TOURISM businesses across South Lakeland are taking a major hit as the ‘wettest year on record’ threatens to cripple trade well into the New Year.
Accommodation providers and owners of eateries and attractions say there has been a dramatic fall in the number of day trippers and holidaymakers because of the ‘devastating and unprecedented’ weather.
And they expect to be counting the cost of the deluge well into the New Year, with bookings for Easter already showing signs of drying up.
Now they face having to hike up prices in a bid to claw back earnings.
Met Office figures reveal that 2012 was Cumbria’s 10th wettest year since records began in 1910 with rainfall topping 1,890mm in Westmorland - 200mm up on the previous year.
Tony Blaney, chair of the Lakes Hospitality Association and owner of the Fairfield Garden Guest House, Bowness, said: “Bookings over New Year have been down by about 50 per cent and those we did get were last minute.
“Projected bookings for the next three months are down by about a third.
“People don’t want to book a holiday when it’s raining outside.
“The problem is that for the price of a holiday in an expensive area like this, you could get a week in Spain.”
Caroline Langham, owner of the Cote How Organic Guest House and Tearoom at Rydal, revealed that the number of people visiting her tearoom was down by about half.
“My guest house has had its worst year on record and the next few months are looking quiet too,” she said.
“If you haven’t filled up your Easter slots by Christmas then you should be worrying - and I haven’t.”
Sarah White from Easedale Lodge, Ambleside, said: “The weather has been putting people off. We’ve not had as many people here as this time last year.”
She thought business had fallen by about 30 per cent.
Sharyn Rush, owner of the Gables Guest House and the Sheila’s Cottage restaurant in Ambleside, said the weather, recession and the Olympics had all impacted on her business.
“We’re considerably down and August was our worst loss when it should have been our best month.”
As a result she has employed fewer people this year.

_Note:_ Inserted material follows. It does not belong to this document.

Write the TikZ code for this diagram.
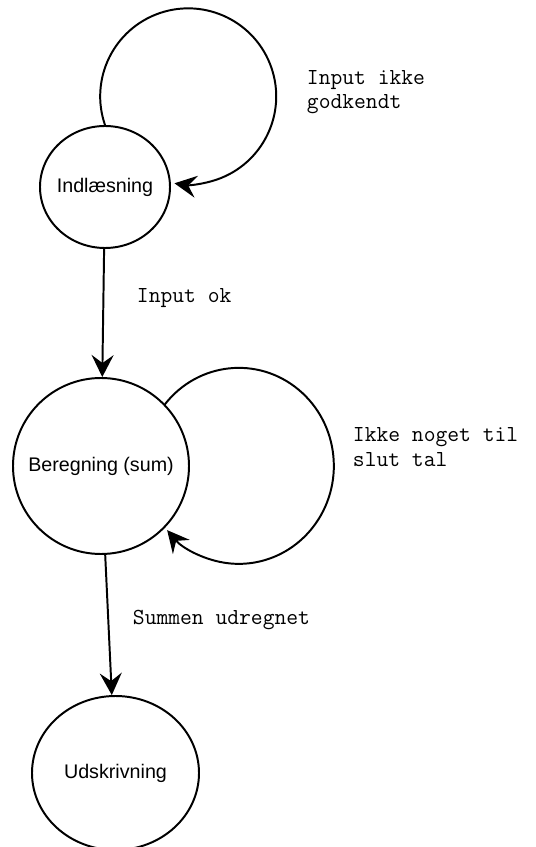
\documentclass[tikz,border=0pt]{standalone}
\usepackage{fontspec}
\setmainfont{Liberation Sans}
\usetikzlibrary{shapes.geometric,arrows.meta}

\begin{document}
\begin{tikzpicture}[line width=1.4pt, line join=round, line cap=round,
		>={Stealth[length=5.5mm,width=5.5mm,inset=2mm]},
		font=\fontsize{14}{17}\selectfont,
		state/.style={ellipse, draw, inner sep=0pt},
		txt/.style={anchor=west, align=left, inner sep=0pt, font=\ttfamily\fontsize{16.3}{17.5}\selectfont}]
	\useasboundingbox (0,0) rectangle (13.4,21.175);
	% tilstande
	\node[state, minimum width=3.25cm, minimum height=3.05cm, label=center:Indlæsning] (ind) at (2.625,16.5) {};
	\node[state, minimum size=4.4cm, label=center:Beregning (sum)] (ber) at (2.525,9.525) {};
	\node[state, minimum width=4.175cm, minimum height=3.85cm, label=center:Udskrivning] (uds) at (2.8875,1.85) {};
	% overgange
	\draw[->] (ind) -- (ber);
	\draw[->] (ber) -- (uds);
	\draw[->] (ind.north) arc[start angle=199, end angle=-99, radius=2.2];
	\draw[->] (ber.44) arc[start angle=141, end angle=-139, x radius=2.375, y radius=2.45];
	% tekster
	\node[txt] (ikkeok) at (7.65,18.875) {Input ikke\\godkendt};
	\node[txt] (ok) at (3.4,13.725) {Input ok};
	\node[txt] (ikkeslut) at (8.8,10.0) {Ikke noget til\\slut tal};
	\node[txt] (summen) at (3.3,5.675) {Summen udregnet};
\end{tikzpicture}
\end{document}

Her suppliers have also suffered.
“The knock-on effect to suppliers is also bad,” she said. “It’s the little people who suffer.”
David Greenwell, owner of Workington-based Shortridge Laundry, which supplies around 600 Lake District B&Bs, said: “My gut feeling is that trade is down by about 10 per cent overall.”
Chief executive of Cumbria Tourism, Ian Stephens, admitted flooding across Cumbria last month might have put visitors off coming over Christmas and New Year.
“Our thoughts are with all those who are suffering but we are doing all we can to keep people coming,” he said.
“We are a resilient and robust county and I am sure that once again Cumbrians will be stepping up to the mark and showing the rest of the world that we can bounce back.”